■ EXERCISE:
Repeat, exactly and in full, the lines of the listing below, but without any pictures.

■ DATA BLOCK:
◆ ◆ ◆ ◆ ◆
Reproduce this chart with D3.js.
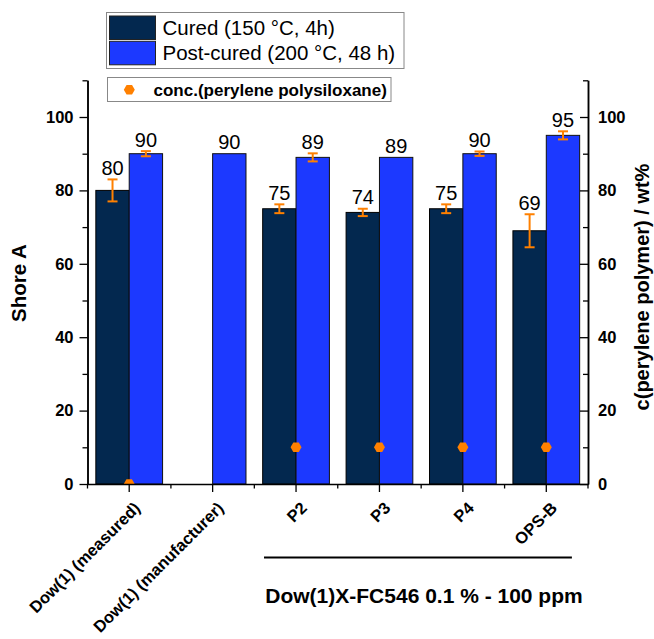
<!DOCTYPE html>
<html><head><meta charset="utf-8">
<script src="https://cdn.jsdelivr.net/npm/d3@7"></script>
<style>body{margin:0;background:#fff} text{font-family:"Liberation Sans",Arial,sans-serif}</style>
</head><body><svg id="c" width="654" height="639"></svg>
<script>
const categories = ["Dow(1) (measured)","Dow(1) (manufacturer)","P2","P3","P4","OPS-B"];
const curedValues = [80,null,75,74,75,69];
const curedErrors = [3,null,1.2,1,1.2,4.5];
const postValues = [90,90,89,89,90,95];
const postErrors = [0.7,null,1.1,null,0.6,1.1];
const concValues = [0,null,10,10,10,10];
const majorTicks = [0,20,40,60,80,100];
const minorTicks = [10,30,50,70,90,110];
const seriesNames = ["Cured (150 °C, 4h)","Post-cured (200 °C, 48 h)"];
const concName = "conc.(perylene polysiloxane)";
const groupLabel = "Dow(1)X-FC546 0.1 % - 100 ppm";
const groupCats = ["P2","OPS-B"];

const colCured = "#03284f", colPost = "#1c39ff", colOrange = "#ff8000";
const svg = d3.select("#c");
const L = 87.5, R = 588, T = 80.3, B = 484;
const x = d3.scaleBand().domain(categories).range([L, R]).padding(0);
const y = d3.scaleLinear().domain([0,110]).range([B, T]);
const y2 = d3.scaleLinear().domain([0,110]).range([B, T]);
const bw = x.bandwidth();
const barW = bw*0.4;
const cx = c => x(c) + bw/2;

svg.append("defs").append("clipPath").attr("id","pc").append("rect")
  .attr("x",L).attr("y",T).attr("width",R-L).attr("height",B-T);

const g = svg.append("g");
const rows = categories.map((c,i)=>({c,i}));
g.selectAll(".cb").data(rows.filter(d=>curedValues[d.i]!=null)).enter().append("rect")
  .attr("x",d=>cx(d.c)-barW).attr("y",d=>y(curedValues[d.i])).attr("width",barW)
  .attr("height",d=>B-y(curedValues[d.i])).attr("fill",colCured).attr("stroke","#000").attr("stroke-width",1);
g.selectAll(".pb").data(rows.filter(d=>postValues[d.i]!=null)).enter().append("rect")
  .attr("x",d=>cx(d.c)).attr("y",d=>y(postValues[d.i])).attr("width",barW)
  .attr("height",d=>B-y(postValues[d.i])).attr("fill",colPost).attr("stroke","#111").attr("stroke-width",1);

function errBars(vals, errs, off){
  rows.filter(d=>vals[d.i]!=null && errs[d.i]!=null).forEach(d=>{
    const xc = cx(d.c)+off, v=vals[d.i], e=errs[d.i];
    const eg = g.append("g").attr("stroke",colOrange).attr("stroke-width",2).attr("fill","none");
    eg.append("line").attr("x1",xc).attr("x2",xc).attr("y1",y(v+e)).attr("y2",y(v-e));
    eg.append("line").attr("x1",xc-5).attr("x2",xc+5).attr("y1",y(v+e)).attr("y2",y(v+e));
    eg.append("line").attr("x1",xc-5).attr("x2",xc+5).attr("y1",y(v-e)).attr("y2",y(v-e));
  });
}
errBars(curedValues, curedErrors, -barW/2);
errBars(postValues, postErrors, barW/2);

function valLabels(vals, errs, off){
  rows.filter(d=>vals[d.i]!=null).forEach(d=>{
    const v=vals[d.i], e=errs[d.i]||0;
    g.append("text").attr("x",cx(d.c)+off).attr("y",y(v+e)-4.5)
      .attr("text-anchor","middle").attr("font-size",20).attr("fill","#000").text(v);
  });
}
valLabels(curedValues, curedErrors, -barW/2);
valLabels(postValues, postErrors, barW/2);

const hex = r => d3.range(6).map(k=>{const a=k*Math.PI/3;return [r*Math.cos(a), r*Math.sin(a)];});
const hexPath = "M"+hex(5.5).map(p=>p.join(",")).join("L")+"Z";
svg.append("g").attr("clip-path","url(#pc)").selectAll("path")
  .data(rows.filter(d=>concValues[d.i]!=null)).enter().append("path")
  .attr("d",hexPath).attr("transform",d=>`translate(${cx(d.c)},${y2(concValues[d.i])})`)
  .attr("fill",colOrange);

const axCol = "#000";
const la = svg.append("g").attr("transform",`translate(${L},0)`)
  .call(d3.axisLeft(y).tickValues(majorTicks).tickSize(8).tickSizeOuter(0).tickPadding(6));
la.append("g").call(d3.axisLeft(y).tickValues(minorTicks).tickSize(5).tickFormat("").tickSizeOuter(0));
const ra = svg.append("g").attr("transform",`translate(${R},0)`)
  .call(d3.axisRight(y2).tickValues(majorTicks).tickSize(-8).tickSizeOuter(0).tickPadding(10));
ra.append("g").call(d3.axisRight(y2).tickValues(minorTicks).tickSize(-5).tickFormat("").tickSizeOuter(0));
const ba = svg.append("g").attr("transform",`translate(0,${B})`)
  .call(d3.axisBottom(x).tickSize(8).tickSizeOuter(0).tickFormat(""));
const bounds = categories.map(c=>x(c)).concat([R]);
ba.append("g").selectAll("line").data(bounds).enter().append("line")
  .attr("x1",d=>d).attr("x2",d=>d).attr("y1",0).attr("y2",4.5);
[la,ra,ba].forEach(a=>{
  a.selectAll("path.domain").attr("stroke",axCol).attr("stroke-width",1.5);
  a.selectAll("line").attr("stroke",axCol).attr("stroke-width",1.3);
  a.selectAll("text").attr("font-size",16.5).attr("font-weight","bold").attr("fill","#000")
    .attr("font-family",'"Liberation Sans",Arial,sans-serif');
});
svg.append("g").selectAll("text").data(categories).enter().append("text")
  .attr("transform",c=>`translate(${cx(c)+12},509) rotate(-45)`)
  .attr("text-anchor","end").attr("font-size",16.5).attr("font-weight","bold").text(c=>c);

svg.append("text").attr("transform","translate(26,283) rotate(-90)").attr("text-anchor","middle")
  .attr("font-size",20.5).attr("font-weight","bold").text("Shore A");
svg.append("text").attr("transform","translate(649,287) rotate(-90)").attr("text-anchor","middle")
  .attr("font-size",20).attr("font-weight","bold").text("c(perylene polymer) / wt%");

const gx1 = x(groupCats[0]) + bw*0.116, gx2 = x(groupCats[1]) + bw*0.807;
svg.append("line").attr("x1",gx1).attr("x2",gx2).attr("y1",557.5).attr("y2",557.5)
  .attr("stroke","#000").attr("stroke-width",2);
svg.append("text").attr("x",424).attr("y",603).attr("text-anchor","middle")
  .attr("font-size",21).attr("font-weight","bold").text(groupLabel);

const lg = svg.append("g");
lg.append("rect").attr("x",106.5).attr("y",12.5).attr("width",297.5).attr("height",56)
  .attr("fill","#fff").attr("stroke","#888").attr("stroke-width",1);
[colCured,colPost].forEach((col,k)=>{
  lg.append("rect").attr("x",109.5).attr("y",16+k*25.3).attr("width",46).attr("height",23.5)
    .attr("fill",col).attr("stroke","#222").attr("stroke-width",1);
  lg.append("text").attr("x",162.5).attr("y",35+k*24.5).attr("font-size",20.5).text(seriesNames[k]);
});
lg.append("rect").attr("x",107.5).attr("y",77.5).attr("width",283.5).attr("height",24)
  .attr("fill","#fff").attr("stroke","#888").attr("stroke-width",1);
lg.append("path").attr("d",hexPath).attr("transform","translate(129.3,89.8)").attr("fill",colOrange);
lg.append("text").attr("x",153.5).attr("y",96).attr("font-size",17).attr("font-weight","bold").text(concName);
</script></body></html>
◆ ◆ ◆ ◆ ◆
■ WRITTEN RESPONSE:
Reproduce this chart with D3.js.
<!DOCTYPE html>
<html><head><meta charset="utf-8">
<script src="https://cdn.jsdelivr.net/npm/d3@7"></script>
<style>body{margin:0;background:#fff} text{font-family:"Liberation Sans",Arial,sans-serif}</style>
</head><body><svg id="c" width="654" height="639"></svg>
<script>
const categories = ["Dow(1) (measured)","Dow(1) (manufacturer)","P2","P3","P4","OPS-B"];
const curedValues = [80,null,75,74,75,69];
const curedErrors = [3,null,1.2,1,1.2,4.5];
const postValues = [90,90,89,89,90,95];
const postErrors = [0.7,null,1.1,null,0.6,1.1];
const concValues = [0,null,10,10,10,10];
const majorTicks = [0,20,40,60,80,100];
const minorTicks = [10,30,50,70,90,110];
const seriesNames = ["Cured (150 °C, 4h)","Post-cured (200 °C, 48 h)"];
const concName = "conc.(perylene polysiloxane)";
const groupLabel = "Dow(1)X-FC546 0.1 % - 100 ppm";
const groupCats = ["P2","OPS-B"];

const colCured = "#03284f", colPost = "#1c39ff", colOrange = "#ff8000";
const svg = d3.select("#c");
const L = 87.5, R = 588, T = 80.3, B = 484;
const x = d3.scaleBand().domain(categories).range([L, R]).padding(0);
const y = d3.scaleLinear().domain([0,110]).range([B, T]);
const y2 = d3.scaleLinear().domain([0,110]).range([B, T]);
const bw = x.bandwidth();
const barW = bw*0.4;
const cx = c => x(c) + bw/2;

svg.append("defs").append("clipPath").attr("id","pc").append("rect")
  .attr("x",L).attr("y",T).attr("width",R-L).attr("height",B-T);

const g = svg.append("g");
const rows = categories.map((c,i)=>({c,i}));
g.selectAll(".cb").data(rows.filter(d=>curedValues[d.i]!=null)).enter().append("rect")
  .attr("x",d=>cx(d.c)-barW).attr("y",d=>y(curedValues[d.i])).attr("width",barW)
  .attr("height",d=>B-y(curedValues[d.i])).attr("fill",colCured).attr("stroke","#000").attr("stroke-width",1);
g.selectAll(".pb").data(rows.filter(d=>postValues[d.i]!=null)).enter().append("rect")
  .attr("x",d=>cx(d.c)).attr("y",d=>y(postValues[d.i])).attr("width",barW)
  .attr("height",d=>B-y(postValues[d.i])).attr("fill",colPost).attr("stroke","#111").attr("stroke-width",1);

function errBars(vals, errs, off){
  rows.filter(d=>vals[d.i]!=null && errs[d.i]!=null).forEach(d=>{
    const xc = cx(d.c)+off, v=vals[d.i], e=errs[d.i];
    const eg = g.append("g").attr("stroke",colOrange).attr("stroke-width",2).attr("fill","none");
    eg.append("line").attr("x1",xc).attr("x2",xc).attr("y1",y(v+e)).attr("y2",y(v-e));
    eg.append("line").attr("x1",xc-5).attr("x2",xc+5).attr("y1",y(v+e)).attr("y2",y(v+e));
    eg.append("line").attr("x1",xc-5).attr("x2",xc+5).attr("y1",y(v-e)).attr("y2",y(v-e));
  });
}
errBars(curedValues, curedErrors, -barW/2);
errBars(postValues, postErrors, barW/2);

function valLabels(vals, errs, off){
  rows.filter(d=>vals[d.i]!=null).forEach(d=>{
    const v=vals[d.i], e=errs[d.i]||0;
    g.append("text").attr("x",cx(d.c)+off).attr("y",y(v+e)-4.5)
      .attr("text-anchor","middle").attr("font-size",20).attr("fill","#000").text(v);
  });
}
valLabels(curedValues, curedErrors, -barW/2);
valLabels(postValues, postErrors, barW/2);

const hex = r => d3.range(6).map(k=>{const a=k*Math.PI/3;return [r*Math.cos(a), r*Math.sin(a)];});
const hexPath = "M"+hex(5.5).map(p=>p.join(",")).join("L")+"Z";
svg.append("g").attr("clip-path","url(#pc)").selectAll("path")
  .data(rows.filter(d=>concValues[d.i]!=null)).enter().append("path")
  .attr("d",hexPath).attr("transform",d=>`translate(${cx(d.c)},${y2(concValues[d.i])})`)
  .attr("fill",colOrange);

const axCol = "#000";
const la = svg.append("g").attr("transform",`translate(${L},0)`)
  .call(d3.axisLeft(y).tickValues(majorTicks).tickSize(8).tickSizeOuter(0).tickPadding(6));
la.append("g").call(d3.axisLeft(y).tickValues(minorTicks).tickSize(5).tickFormat("").tickSizeOuter(0));
const ra = svg.append("g").attr("transform",`translate(${R},0)`)
  .call(d3.axisRight(y2).tickValues(majorTicks).tickSize(-8).tickSizeOuter(0).tickPadding(10));
ra.append("g").call(d3.axisRight(y2).tickValues(minorTicks).tickSize(-5).tickFormat("").tickSizeOuter(0));
const ba = svg.append("g").attr("transform",`translate(0,${B})`)
  .call(d3.axisBottom(x).tickSize(8).tickSizeOuter(0).tickFormat(""));
const bounds = categories.map(c=>x(c)).concat([R]);
ba.append("g").selectAll("line").data(bounds).enter().append("line")
  .attr("x1",d=>d).attr("x2",d=>d).attr("y1",0).attr("y2",4.5);
[la,ra,ba].forEach(a=>{
  a.selectAll("path.domain").attr("stroke",axCol).attr("stroke-width",1.5);
  a.selectAll("line").attr("stroke",axCol).attr("stroke-width",1.3);
  a.selectAll("text").attr("font-size",16.5).attr("font-weight","bold").attr("fill","#000")
    .attr("font-family",'"Liberation Sans",Arial,sans-serif');
});
svg.append("g").selectAll("text").data(categories).enter().append("text")
  .attr("transform",c=>`translate(${cx(c)+12},509) rotate(-45)`)
  .attr("text-anchor","end").attr("font-size",16.5).attr("font-weight","bold").text(c=>c);

svg.append("text").attr("transform","translate(26,283) rotate(-90)").attr("text-anchor","middle")
  .attr("font-size",20.5).attr("font-weight","bold").text("Shore A");
svg.append("text").attr("transform","translate(649,287) rotate(-90)").attr("text-anchor","middle")
  .attr("font-size",20).attr("font-weight","bold").text("c(perylene polymer) / wt%");

const gx1 = x(groupCats[0]) + bw*0.116, gx2 = x(groupCats[1]) + bw*0.807;
svg.append("line").attr("x1",gx1).attr("x2",gx2).attr("y1",557.5).attr("y2",557.5)
  .attr("stroke","#000").attr("stroke-width",2);
svg.append("text").attr("x",424).attr("y",603).attr("text-anchor","middle")
  .attr("font-size",21).attr("font-weight","bold").text(groupLabel);

const lg = svg.append("g");
lg.append("rect").attr("x",106.5).attr("y",12.5).attr("width",297.5).attr("height",56)
  .attr("fill","#fff").attr("stroke","#888").attr("stroke-width",1);
[colCured,colPost].forEach((col,k)=>{
  lg.append("rect").attr("x",109.5).attr("y",16+k*25.3).attr("width",46).attr("height",23.5)
    .attr("fill",col).attr("stroke","#222").attr("stroke-width",1);
  lg.append("text").attr("x",162.5).attr("y",35+k*24.5).attr("font-size",20.5).text(seriesNames[k]);
});
lg.append("rect").attr("x",107.5).attr("y",77.5).attr("width",283.5).attr("height",24)
  .attr("fill","#fff").attr("stroke","#888").attr("stroke-width",1);
lg.append("path").attr("d",hexPath).attr("transform","translate(129.3,89.8)").attr("fill",colOrange);
lg.append("text").attr("x",153.5).attr("y",96).attr("font-size",17).attr("font-weight","bold").text(concName);
</script></body></html>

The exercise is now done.